Tunisian Identity VS Arab Identity?

The youth’s political presence is an expression of a broader process to negotiate identity. In his book, Masri argues against a monolithic Arab identity, arguing instead for a specific Tunisian identity. “It is an amalgamation of identities and civilizations that define what it is today,” he notes. Tunisia, for Masri, is a nation that is both within and without the Arab world. He states that it is a nation closer to Europe in some respects, particularly with regards to its geographic location as a coastal city privy to a long history of trade relations with Europe. Moreover, Masri argues that Tunisia’s relative social homogeneity a.k.a its overwhelming Sunni Muslim majority, was a main factor in its democratic transition following the Arab Spring. “The pull of sectarianism is not present in Tunisia,” he begins. “Lebanon is the only other country in the Arab world that is democratic, even though democracy is not always practiced, and yet, it was torn apart by sectarianism.” That said, it remains difficult to pinpoint a coherent Tunisian identity.
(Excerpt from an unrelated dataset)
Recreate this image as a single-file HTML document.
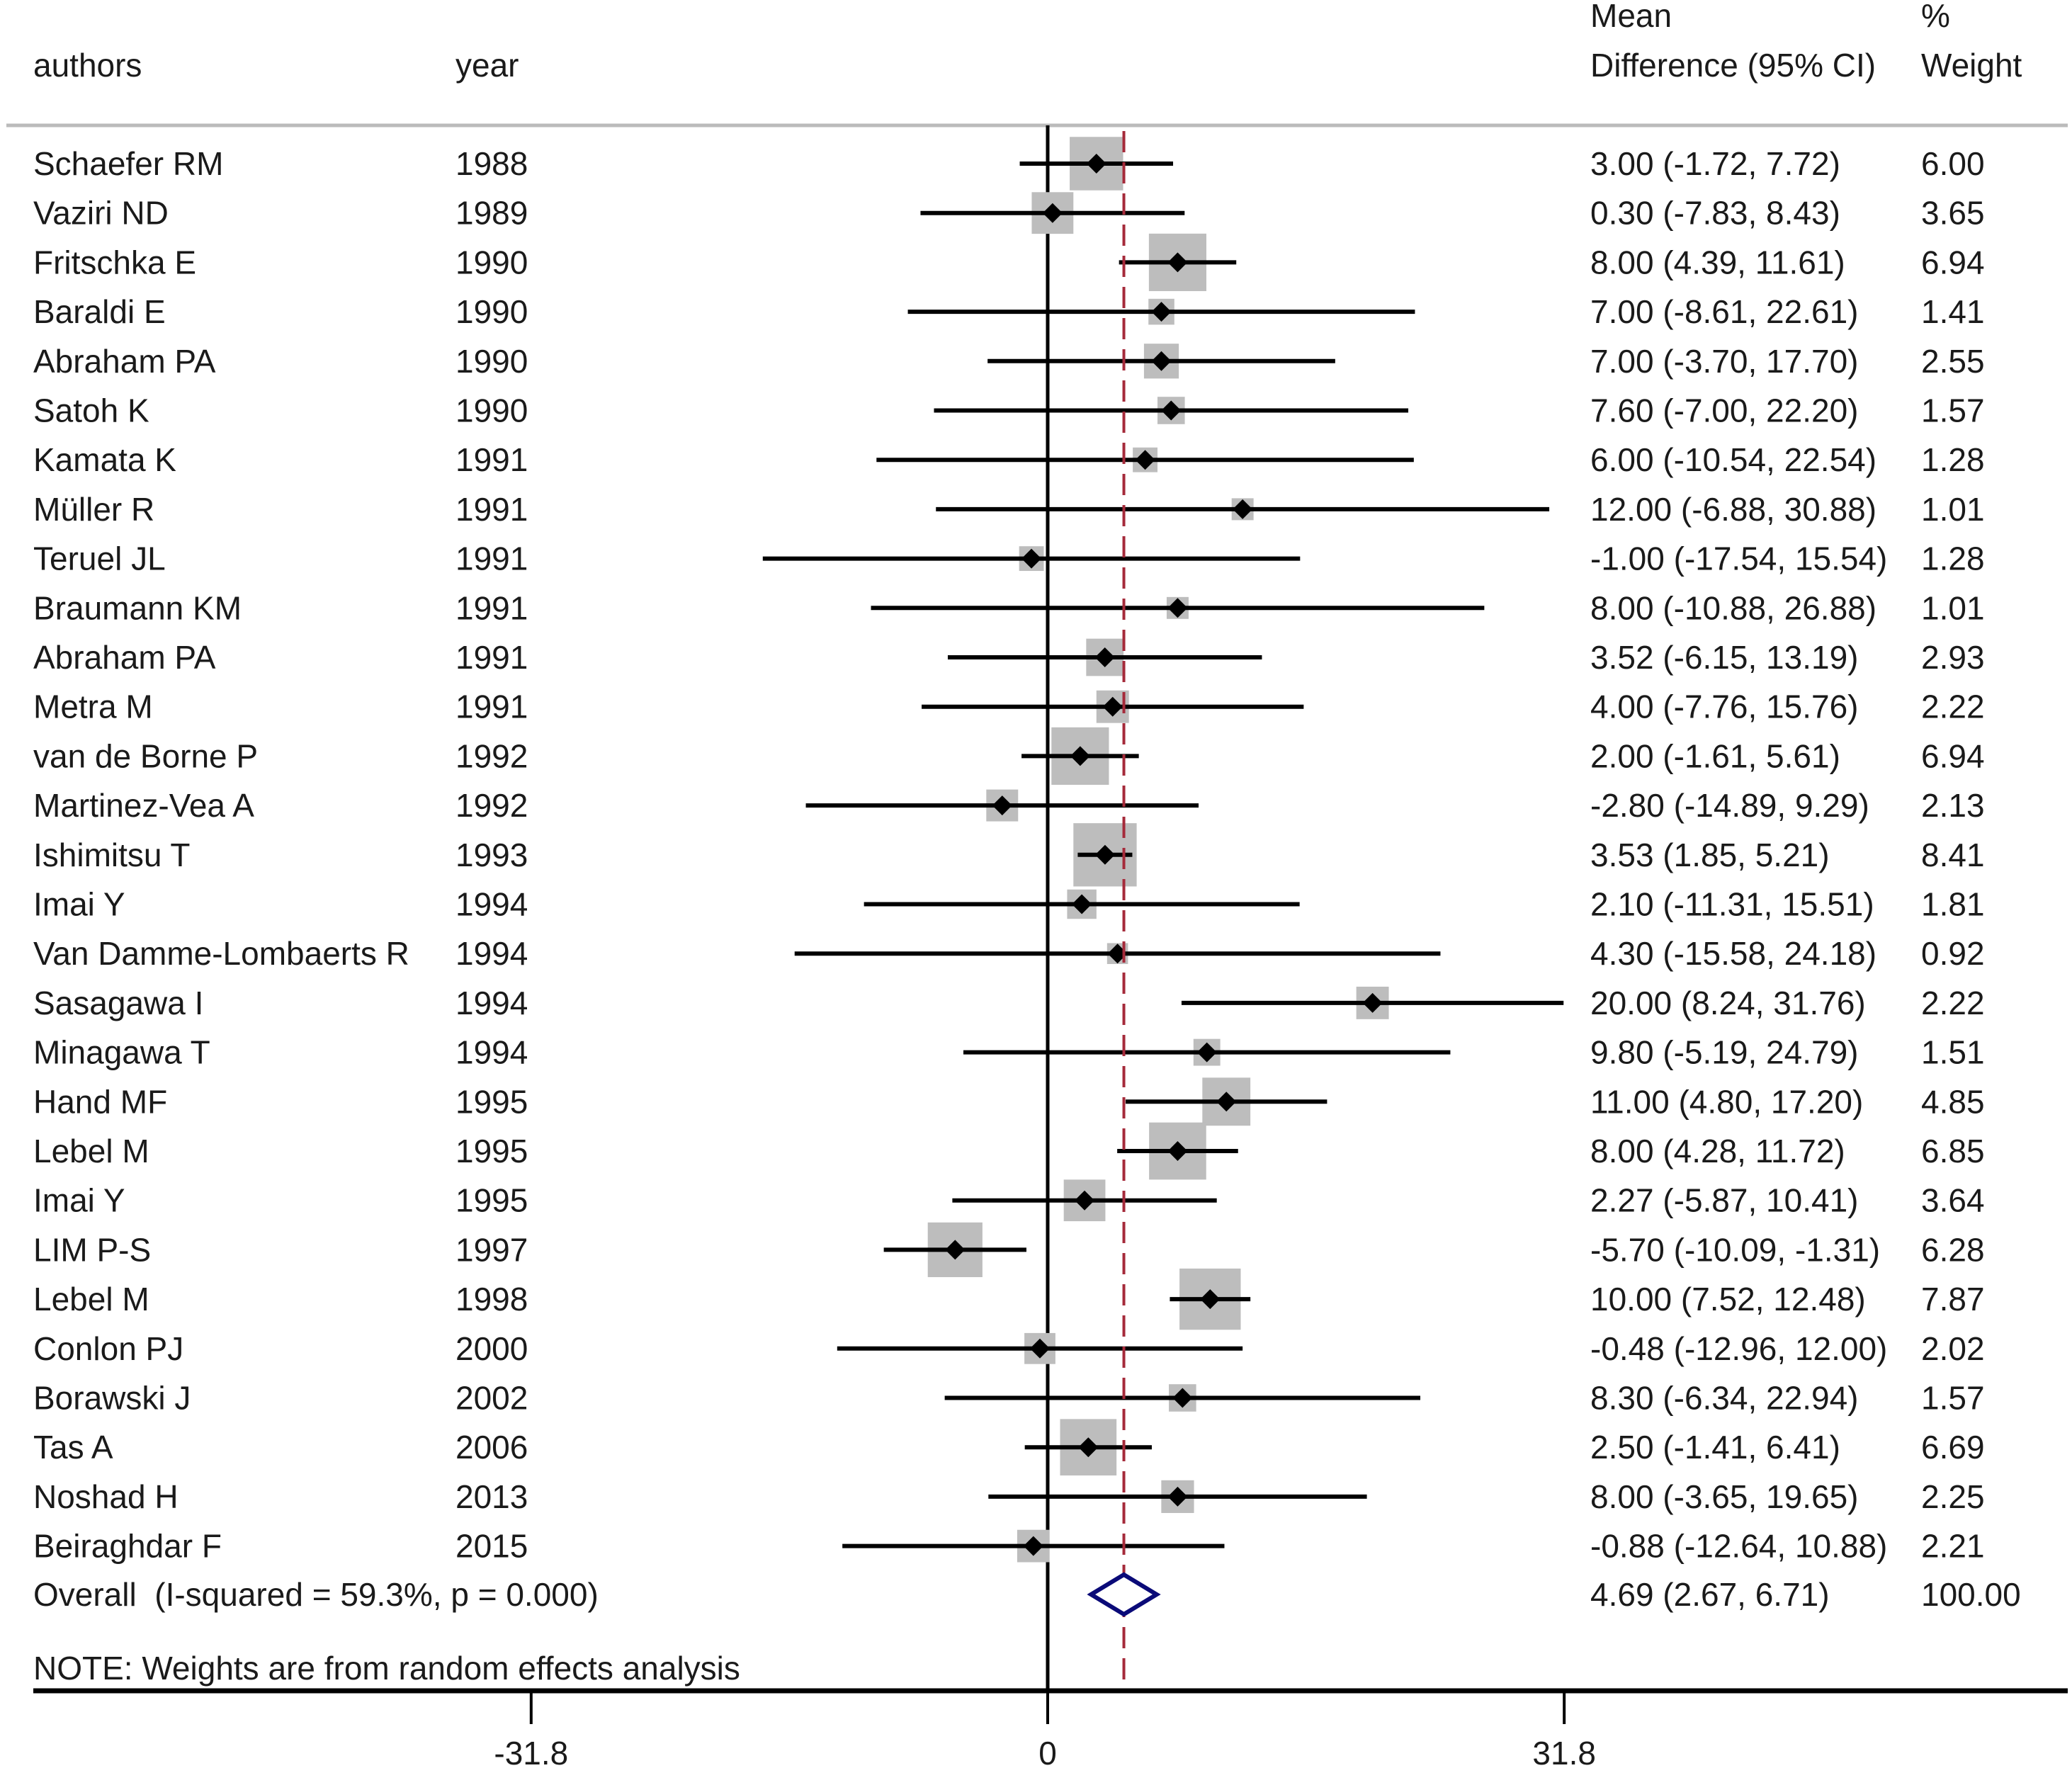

As Masri argues in the book, said identity lies somewhere between the Middle East, Europe, and Africa, and it looks different across various areas in the country. The interior regions, he notes, are disenfranchised vis-a-vis the coast that has benefited from tourism and foreign direct investment. This cleavage is historical, and expresses itself along economic, social, and cultural lines insofar that the tensions it creates could threaten the consolidation and continuation of a democratic state.